This project demonstrates the creation of a data pipeline to extract, transform, and analyze data from my personal Spotify playlist using AWS and Snowflake. The pipeline automates data extraction, transformation, and visualization processes.
The architecture of this project involves a seamless integration of AWS services and Snowflake to automate data extraction, transformation, and visualization. An AWS Lambda function periodically extracts song data from the Spotify API and stores it in an S3 bucket. A second Lambda function, triggered by AWS EventBridge CloudWatch Events, transforms this raw data into structured CSV files. SnowPipes then automate the migration of this cleaned data from S3 to Snowflake tables.
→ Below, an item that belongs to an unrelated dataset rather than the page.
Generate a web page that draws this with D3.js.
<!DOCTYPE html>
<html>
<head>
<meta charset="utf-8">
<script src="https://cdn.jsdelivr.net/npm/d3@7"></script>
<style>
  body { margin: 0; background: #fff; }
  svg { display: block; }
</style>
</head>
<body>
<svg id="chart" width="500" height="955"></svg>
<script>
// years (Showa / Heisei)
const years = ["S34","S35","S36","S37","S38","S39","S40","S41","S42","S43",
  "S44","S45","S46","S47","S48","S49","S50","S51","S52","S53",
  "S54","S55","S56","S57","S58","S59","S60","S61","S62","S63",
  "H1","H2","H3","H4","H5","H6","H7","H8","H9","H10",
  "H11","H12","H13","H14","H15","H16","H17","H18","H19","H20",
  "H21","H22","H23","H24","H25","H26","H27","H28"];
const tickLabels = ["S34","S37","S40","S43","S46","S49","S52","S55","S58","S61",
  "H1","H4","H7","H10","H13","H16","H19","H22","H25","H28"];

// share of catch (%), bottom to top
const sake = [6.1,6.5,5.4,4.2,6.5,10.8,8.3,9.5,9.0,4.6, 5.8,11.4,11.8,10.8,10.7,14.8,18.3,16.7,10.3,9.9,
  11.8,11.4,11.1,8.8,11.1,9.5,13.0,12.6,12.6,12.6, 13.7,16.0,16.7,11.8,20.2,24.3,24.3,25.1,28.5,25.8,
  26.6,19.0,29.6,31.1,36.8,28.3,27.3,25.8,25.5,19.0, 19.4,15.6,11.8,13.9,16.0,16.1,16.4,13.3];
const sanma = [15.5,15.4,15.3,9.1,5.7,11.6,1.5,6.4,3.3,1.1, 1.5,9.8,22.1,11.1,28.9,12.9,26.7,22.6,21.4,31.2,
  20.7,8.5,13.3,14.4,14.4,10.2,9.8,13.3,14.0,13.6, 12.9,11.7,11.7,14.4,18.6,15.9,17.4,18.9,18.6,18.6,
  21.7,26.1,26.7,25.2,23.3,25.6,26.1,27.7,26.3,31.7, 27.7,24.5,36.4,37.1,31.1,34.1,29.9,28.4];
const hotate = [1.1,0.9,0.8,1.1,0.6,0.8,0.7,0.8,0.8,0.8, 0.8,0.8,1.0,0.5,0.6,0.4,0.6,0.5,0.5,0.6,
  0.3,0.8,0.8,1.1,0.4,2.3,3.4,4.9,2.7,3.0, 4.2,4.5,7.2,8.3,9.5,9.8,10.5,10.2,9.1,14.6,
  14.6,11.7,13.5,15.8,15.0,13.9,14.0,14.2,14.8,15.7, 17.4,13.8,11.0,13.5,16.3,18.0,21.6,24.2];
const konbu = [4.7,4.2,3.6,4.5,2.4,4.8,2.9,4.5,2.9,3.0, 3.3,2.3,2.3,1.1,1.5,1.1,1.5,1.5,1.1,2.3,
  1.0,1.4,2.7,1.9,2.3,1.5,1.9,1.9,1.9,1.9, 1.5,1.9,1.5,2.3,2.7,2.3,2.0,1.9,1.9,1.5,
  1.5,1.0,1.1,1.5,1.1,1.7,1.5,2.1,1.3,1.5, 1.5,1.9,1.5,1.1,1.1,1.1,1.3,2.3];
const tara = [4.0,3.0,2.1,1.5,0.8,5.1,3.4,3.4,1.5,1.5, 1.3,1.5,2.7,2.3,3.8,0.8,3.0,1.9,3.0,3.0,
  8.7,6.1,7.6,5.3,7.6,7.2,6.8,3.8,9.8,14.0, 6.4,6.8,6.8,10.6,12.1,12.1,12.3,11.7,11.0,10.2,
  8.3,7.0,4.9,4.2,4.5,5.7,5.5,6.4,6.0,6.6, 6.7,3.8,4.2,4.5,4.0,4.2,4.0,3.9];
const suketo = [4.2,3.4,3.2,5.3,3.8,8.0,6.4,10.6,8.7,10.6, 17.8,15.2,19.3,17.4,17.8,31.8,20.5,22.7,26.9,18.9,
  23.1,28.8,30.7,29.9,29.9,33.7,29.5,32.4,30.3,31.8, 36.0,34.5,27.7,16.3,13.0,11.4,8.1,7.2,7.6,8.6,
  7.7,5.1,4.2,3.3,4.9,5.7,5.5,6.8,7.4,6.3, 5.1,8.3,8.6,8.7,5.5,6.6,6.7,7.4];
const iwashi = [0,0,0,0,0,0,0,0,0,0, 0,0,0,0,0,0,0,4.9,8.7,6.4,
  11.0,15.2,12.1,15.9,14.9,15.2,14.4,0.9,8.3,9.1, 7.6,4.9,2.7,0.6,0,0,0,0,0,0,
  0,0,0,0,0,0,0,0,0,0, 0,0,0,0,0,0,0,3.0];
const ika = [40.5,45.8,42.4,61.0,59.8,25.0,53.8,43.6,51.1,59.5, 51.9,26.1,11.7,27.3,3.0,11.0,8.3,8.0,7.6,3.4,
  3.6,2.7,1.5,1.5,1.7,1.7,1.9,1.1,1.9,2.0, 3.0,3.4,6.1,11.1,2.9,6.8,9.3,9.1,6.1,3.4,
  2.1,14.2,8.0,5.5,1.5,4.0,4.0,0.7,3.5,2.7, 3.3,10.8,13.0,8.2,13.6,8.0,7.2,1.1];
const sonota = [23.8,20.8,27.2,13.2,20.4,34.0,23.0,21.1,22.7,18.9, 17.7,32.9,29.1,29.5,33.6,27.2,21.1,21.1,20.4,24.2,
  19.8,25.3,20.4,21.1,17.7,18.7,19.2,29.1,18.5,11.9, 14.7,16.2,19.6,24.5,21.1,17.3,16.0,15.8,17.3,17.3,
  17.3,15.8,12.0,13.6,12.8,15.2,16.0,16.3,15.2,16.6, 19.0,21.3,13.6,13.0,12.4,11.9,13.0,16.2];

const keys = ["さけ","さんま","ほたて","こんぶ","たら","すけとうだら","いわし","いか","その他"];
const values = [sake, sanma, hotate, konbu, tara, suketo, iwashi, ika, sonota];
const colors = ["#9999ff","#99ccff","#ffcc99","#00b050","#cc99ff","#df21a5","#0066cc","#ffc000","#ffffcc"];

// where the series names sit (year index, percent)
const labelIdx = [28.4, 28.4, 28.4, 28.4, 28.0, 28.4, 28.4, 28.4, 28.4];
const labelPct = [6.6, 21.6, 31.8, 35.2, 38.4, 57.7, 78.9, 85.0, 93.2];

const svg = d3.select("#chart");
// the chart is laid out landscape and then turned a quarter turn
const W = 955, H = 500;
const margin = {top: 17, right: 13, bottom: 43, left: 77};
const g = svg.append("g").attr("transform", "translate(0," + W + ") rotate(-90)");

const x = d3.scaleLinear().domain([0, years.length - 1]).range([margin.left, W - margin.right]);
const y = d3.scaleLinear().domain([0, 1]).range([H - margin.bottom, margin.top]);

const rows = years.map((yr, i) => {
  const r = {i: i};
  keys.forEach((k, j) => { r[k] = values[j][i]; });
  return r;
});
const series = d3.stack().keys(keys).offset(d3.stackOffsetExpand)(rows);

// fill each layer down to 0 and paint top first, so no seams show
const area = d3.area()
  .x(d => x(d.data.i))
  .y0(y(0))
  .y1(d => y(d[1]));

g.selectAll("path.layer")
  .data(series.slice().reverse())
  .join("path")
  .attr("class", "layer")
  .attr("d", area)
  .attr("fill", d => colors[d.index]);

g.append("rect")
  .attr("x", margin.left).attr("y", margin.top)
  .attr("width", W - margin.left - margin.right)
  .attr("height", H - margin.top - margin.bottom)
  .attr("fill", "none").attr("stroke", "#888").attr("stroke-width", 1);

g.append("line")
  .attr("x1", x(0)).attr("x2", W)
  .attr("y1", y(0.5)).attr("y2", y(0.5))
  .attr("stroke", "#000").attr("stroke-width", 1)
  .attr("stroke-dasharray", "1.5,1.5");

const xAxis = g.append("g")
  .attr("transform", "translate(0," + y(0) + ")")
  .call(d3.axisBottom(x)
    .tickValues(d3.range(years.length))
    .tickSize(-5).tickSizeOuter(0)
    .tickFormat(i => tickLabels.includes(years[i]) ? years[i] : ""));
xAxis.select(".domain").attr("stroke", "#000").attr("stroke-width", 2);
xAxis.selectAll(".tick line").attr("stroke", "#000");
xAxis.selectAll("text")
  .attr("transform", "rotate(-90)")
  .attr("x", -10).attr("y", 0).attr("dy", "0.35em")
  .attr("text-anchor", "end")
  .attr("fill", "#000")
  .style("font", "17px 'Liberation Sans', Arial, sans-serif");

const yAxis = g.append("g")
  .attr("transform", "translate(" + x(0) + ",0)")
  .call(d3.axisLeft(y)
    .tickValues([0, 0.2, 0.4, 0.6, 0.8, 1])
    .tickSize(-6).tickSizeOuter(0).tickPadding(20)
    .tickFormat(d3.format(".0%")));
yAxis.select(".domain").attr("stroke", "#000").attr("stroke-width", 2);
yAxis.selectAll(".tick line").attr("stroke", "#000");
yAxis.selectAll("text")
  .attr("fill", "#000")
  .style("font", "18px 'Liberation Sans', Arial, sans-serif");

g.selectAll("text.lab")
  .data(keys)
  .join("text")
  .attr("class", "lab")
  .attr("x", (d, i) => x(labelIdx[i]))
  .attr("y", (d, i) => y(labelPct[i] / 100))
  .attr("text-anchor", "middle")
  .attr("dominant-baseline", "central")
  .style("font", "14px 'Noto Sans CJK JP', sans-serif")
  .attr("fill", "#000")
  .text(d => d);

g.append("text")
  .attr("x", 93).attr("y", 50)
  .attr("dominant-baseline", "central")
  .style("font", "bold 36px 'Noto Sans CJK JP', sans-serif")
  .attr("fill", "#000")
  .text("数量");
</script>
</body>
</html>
Finally, a Snowflake view consolidates the data, and an automatically updated Snowflake dashboard provides insights into my Spotify playlist.
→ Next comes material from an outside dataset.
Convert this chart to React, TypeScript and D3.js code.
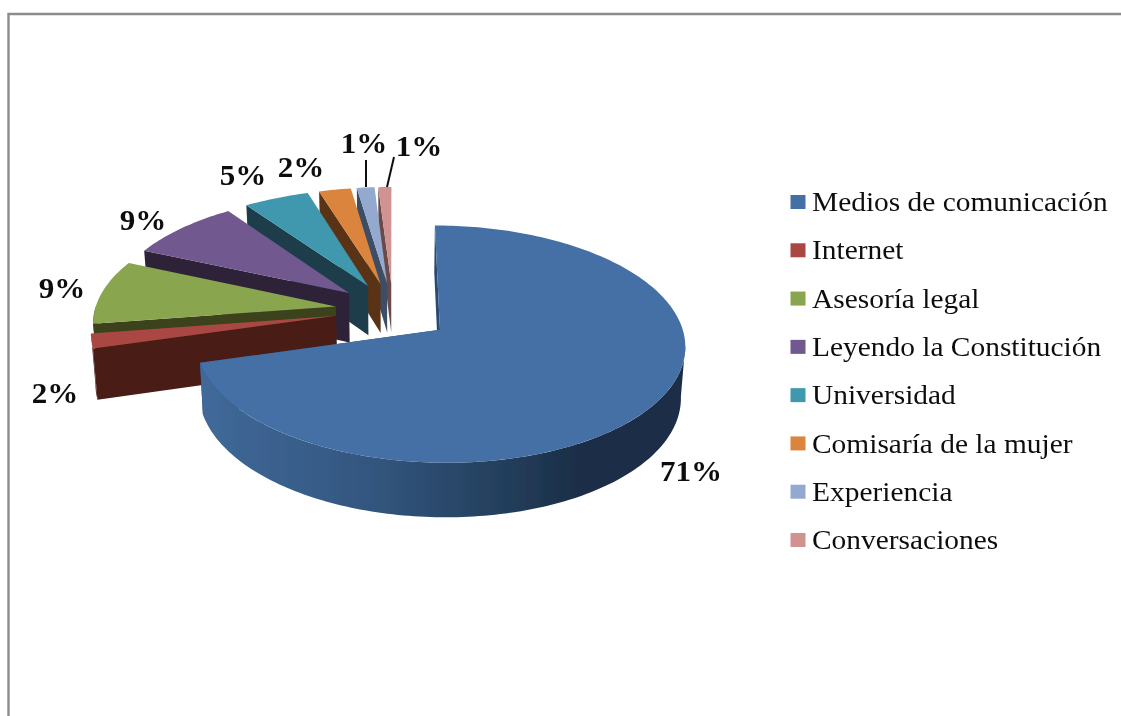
import React from "react";
import * as d3 from "d3";

const categories = ["Medios de comunicación", "Internet", "Asesoría legal", "Leyendo la Constitución", "Universidad", "Comisaría de la mujer", "Experiencia", "Conversaciones"];
const values = [70.6, 2, 9, 8.6, 5, 2.45, 1.35, 1];
const topColors = ["#4470a6", "#aa4643", "#89a54e", "#71588f", "#4198af", "#db843d", "#93a9cf", "#d19392"];
const wallColors = ["#2a4a70", "#481c18", "#3a431f", "#2d2139", "#1a3c49", "#5a3317", "#3e4e66", "#6b4a48"];
const labelX = [691, 55, 62, 143, 243, 301, 364, 419];
const labelY = [471, 393, 288, 220, 175, 167, 143, 146];

const W = 1121, H = 716;
const cx = 393, cy = 310, R = 241, Rv = 114, persp = 0.12, explode = 0.24;
const bigShift = 3, bigScale = 0.99, textStretch = 1.07, rimStart = 1.7;

const pieGen = d3.pie<number>().sort(null).startAngle(0).endAngle(2 * Math.PI);
const arcs = pieGen(values);
const total = d3.sum(values);

function project(X: number, Y: number, lower: boolean, dy: number) {
  const s = 1 / (1 - persp * Y);
  const x = cx + R * X * s;
  const y = cy + Rv * Y * s + dy;
  if (!lower) return [x, y] as [number, number];
  return [cx + (x - cx) * 0.985, y + 50 + 4 * Y] as [number, number];
}

function slicePoint(i: number, r0: number, a: number, lower: boolean) {
  const r = i === 0 ? r0 * bigScale : r0;
  const mid = (arcs[i].startAngle + arcs[i].endAngle) / 2;
  const X = explode * Math.sin(mid) + r * Math.sin(a);
  const Y = -explode * Math.cos(mid) - r * Math.cos(a);
  return project(X, Y, lower, i === 0 ? bigShift : 0);
}

const lineGen = d3.line<[number, number]>();

function sampleAngles(a0: number, a1: number) {
  const n = Math.max(2, Math.ceil(Math.abs(a1 - a0) / 0.02));
  return d3.range(n + 1).map((k) => a0 + ((a1 - a0) * k) / n);
}

function topPath(i: number) {
  const { startAngle, endAngle } = arcs[i];
  const rim = sampleAngles(startAngle, endAngle).map((a) => slicePoint(i, 1, a, false));
  return lineGen([slicePoint(i, 0, 0, false), ...rim])! + "Z";
}

function radialWall(i: number, a: number) {
  return lineGen([slicePoint(i, 0, 0, false), slicePoint(i, 1, a, false), slicePoint(i, 1, a, true), slicePoint(i, 0, 0, true)])! + "Z";
}

function rimWall(i: number) {
  const a0 = Math.max(arcs[i].startAngle, rimStart);
  const a1 = Math.min(arcs[i].endAngle, (3 * Math.PI) / 2);
  if (a1 <= a0) return null;
  const as = sampleAngles(a0, a1);
  const up = as.map((a) => slicePoint(i, 1, a, false));
  const low = as.map((a) => slicePoint(i, 1, a, true)).reverse();
  return lineGen([...up, ...low])! + "Z";
}

const legendY = d3.scalePoint<string>().domain(categories).range([202, 540]);
const order = d3.range(values.length).slice(1).reverse().concat([0]);

const leaders = [6, 7];
const leaderEnds = [[366, 160, 366, 187], [394, 157, 387, 187]];

export default function App() {
  const serif = "'Liberation Serif', 'Times New Roman', serif";
  return (
    <svg width={W} height={H} viewBox={`0 0 ${W} ${H}`} style={{ position: "fixed", left: 0, top: 0, display: "block", background: "#fff" }}>
      <defs>
        <linearGradient id="bigWall" gradientUnits="userSpaceOnUse" x1={200} x2={686} y1={0} y2={0}>
          <stop offset="0" stopColor="#41699a" />
          <stop offset="0.35" stopColor="#33567f" />
          <stop offset="0.6" stopColor="#25415f" />
          <stop offset="0.78" stopColor="#1b2e47" />
          <stop offset="1" stopColor="#1b2e47" />
        </linearGradient>
        <filter id="soft" x="-5%" y="-5%" width="110%" height="110%">
          <feGaussianBlur stdDeviation="0.5" />
        </filter>
      </defs>
      <g filter="url(#soft)">
        <path d={`M8.5 716V14H${W}`} fill="none" stroke="#8c8c8c" strokeWidth={2.4} />
        {order.map((i) => {
          const rim = rimWall(i);
          const fill = i === 0 ? "url(#bigWall)" : wallColors[i];
          return (
            <g key={categories[i]}>
              {i === 0 ? <path d={radialWall(0, arcs[0].endAngle)} fill={wallColors[0]} /> : null}
              <path d={radialWall(i, arcs[i].startAngle)} fill={wallColors[i]} />
              {rim ? <path d={rim} fill={fill} /> : null}
              <path d={topPath(i)} fill={topColors[i]} />
            </g>
          );
        })}
        {leaderEnds.map((l, k) => (
          <line key={leaders[k]} x1={l[0]} y1={l[1]} x2={l[2]} y2={l[3]} stroke="#111" strokeWidth={2} />
        ))}
        {values.map((v, i) => (
          <text key={categories[i]} transform={`translate(${labelX[i]},${labelY[i]}) scale(${textStretch},1)`} dy="0.35em" textAnchor="middle" fontFamily={serif} fontWeight="bold" fontSize={29} fill="#111">
            {Math.round((v / total) * 100)}%
          </text>
        ))}
        {categories.map((c, i) => (
          <g key={c}>
            <rect x={790.5} y={legendY(c)! - 7} width={15} height={14} fill={topColors[i]} />
            <text transform={`translate(812,${legendY(c)!}) scale(${textStretch},1)`} dy="0.33em" fontFamily={serif} fontSize={27.5} fill="#111">
              {c}
            </text>
          </g>
        ))}
      </g>
    </svg>
  );
}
- Extracts song data from my personal Spotify playlist using the Spotify API.
- Configured to run every 120 days.
- Stores extracted raw data in an S3 bucket.
- Triggered by changes in the S3 bucket.
- Transforms raw data into four CSV files:
- Artists of each song.
- Song data in my personal playlist.
- Albums each song belongs to.
- Automatically triggers the data extraction Lambda function upon detecting changes in the S3 bucket.
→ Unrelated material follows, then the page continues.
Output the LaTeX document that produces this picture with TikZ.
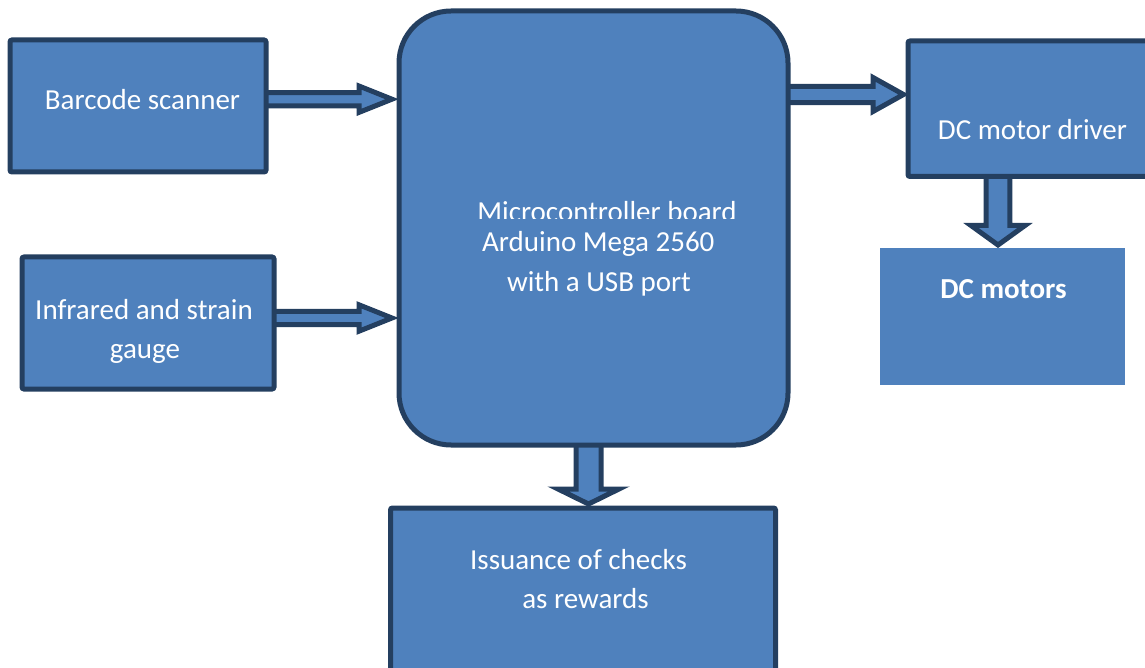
\documentclass[tikz,border=0pt]{standalone}
\usepackage{fontspec}
\setmainfont{Carlito}
\usetikzlibrary{backgrounds,calc}
\definecolor{boxfill}{HTML}{4F81BD}
\definecolor{boxline}{HTML}{243F60}
\tikzset{
  box/.style={draw=boxline, fill=boxfill, line width=5pt, rounded corners=2pt,
    outer sep=0pt, inner sep=0pt, anchor=north west},
  plainbox/.style={fill=boxfill, outer sep=0pt, inner sep=0pt, anchor=north west},
  lbl/.style={text=white, font=\fontsize{29}{35}\selectfont, anchor=base, inner sep=0pt},
  blockarrow/.style={draw=boxline, fill=boxfill, line width=5pt, line join=miter}
}
% horizontal block arrow: src, dst, y, shaft half, head half, head length, tip offset
\newcommand\harrowlink[7]{%
  \draw[blockarrow] let \p1=(#1.east), \p2=(#2.west) in
    ({\x1-8pt},{-#3pt+#4pt}) -- ({\x2-#7pt-#6pt},{-#3pt+#4pt}) --
    ({\x2-#7pt-#6pt},{-#3pt+#5pt}) -- ({\x2-#7pt},{-#3pt}) --
    ({\x2-#7pt-#6pt},{-#3pt-#5pt}) -- ({\x2-#7pt-#6pt},{-#3pt-#4pt}) --
    ({\x1-8pt},{-#3pt-#4pt}) -- cycle;}
% vertical block arrow: src, dst, x, shaft half, head half, head length, tip offset
\newcommand\varrowlink[7]{%
  \draw[blockarrow] let \p1=(#1.south), \p2=(#2.north) in
    ({#3pt-#4pt},{\y1+8pt}) -- ({#3pt-#4pt},{\y2+#7pt+#6pt}) --
    ({#3pt-#5pt},{\y2+#7pt+#6pt}) -- ({#3pt},{\y2+#7pt}) --
    ({#3pt+#5pt},{\y2+#7pt+#6pt}) -- ({#3pt+#4pt},{\y2+#7pt+#6pt}) --
    ({#3pt+#4pt},{\y1+8pt}) -- cycle;}
\begin{document}
\begin{tikzpicture}[x=1pt,y=-1pt]
\useasboundingbox (0,0) rectangle (1145,668);
\clip (0,0) rectangle (1145,668);
% boxes
\node[box, minimum width=256pt, minimum height=132pt] (bar) at (10,40) {};
\node[box, minimum width=252pt, minimum height=132pt] (inf) at (22,257) {};
\node[box, rounded corners=52pt, minimum width=389pt, minimum height=434pt] (mcu) at (399,11) {};
\node[box, minimum width=260pt, minimum height=135.5pt] (drv) at (908,41) {};
\node[plainbox, minimum width=245pt, minimum height=136.7pt] (mot) at (880,248.3) {};
\node[box, minimum width=385pt, minimum height=200pt] (iss) at (390.5,508) {};
% arrows (behind boxes)
\begin{pgfonlayer}{background}
\harrowlink{bar}{mcu}{99.2}{6.6}{13.2}{33}{7}
\harrowlink{inf}{mcu}{318}{6.6}{13.2}{33}{7}
\harrowlink{mcu}{drv}{94.5}{8.2}{17}{30.5}{4.5}
\varrowlink{drv}{mot}{998}{11.8}{27}{19.5}{3.3}
\varrowlink{mcu}{iss}{588.5}{12.5}{30.5}{15}{4}
\end{pgfonlayer}
% texts
\node[lbl] (tbar) at (142.5,109.3) {Barcode scanner};
\node[lbl] (tinf1) at (144,319.3) {Infrared and strain};
\node[lbl] (tinf2) at (145,358.3) {gauge};
\node[lbl] (tdrv) at (1032.5,140) {DC motor driver};
\node[lbl, font={\fontsize{29}{35}\selectfont\bfseries}] (tmot) at (1003.5,298.3) {DC motors};
\node[lbl] (tiss1) at (578.5,569.3) {Issuance of checks};
\node[lbl] (tiss2) at (585.5,608.3) {as rewards};
\node[lbl] (tmcu2) at (598.3,251.7) {Arduino Mega 2560};
\node[lbl] (tmcu3) at (599,291.7) {with a USB port};
\begin{scope}
\clip (410,190) rectangle (780,218.5);
\node[lbl] (tmcu1) at (607,221.6) {Microcontroller board};
\end{scope}
\end{tikzpicture}
\end{document}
- Stores raw and transformed data.
- Configured to allow Snowflake to access the data in the S3 bucket.
CREATE OR REPLACE TABLE TB_ALBUM(
ALBUM_ID VARCHAR PRIMARY KEY,
ALBUM_NAME VARCHAR,
ALBUM_RELEASE_DATE DATE,
ALBUM_TOTAL_TRACKS INT,
ALBUM_URL VARCHAR
);
CREATE OR REPLACE TABLE TB_ARTIST(
ARTIST_ID VARCHAR PRIMARY KEY,
ARTIST_NAME VARCHAR,
EXTERNAL_URL VARCHAR
);
CREATE OR REPLACE TABLE TB_SONG(
SONG_ID VARCHAR PRIMARY KEY,
SONG_NAME VARCHAR,
SONG_DURATION_MS INT,
SONG_URL VARCHAR,
SONG_POPULARITY INT,
SONG_ADDED DATE,
ALBUM_ID VARCHAR
);
CREATE OR REPLACE TABLE TB_SONG_ARTIST (
SONG_ID VARCHAR,
ARTIST_ID VARCHAR,
PRIMARY KEY (SONG_ID, ARTIST_ID)
);
Mades this dashboard on snowflake using Snowsight
This project showcases the integration of various AWS services and Snowflake to build a robust data pipeline. By automating the extraction, transformation, and loading processes, I can easily analyze and visualize my Spotify playlist data. This pipeline can be extended to include more complex transformations and analyses, providing deeper insights into music preferences and trends.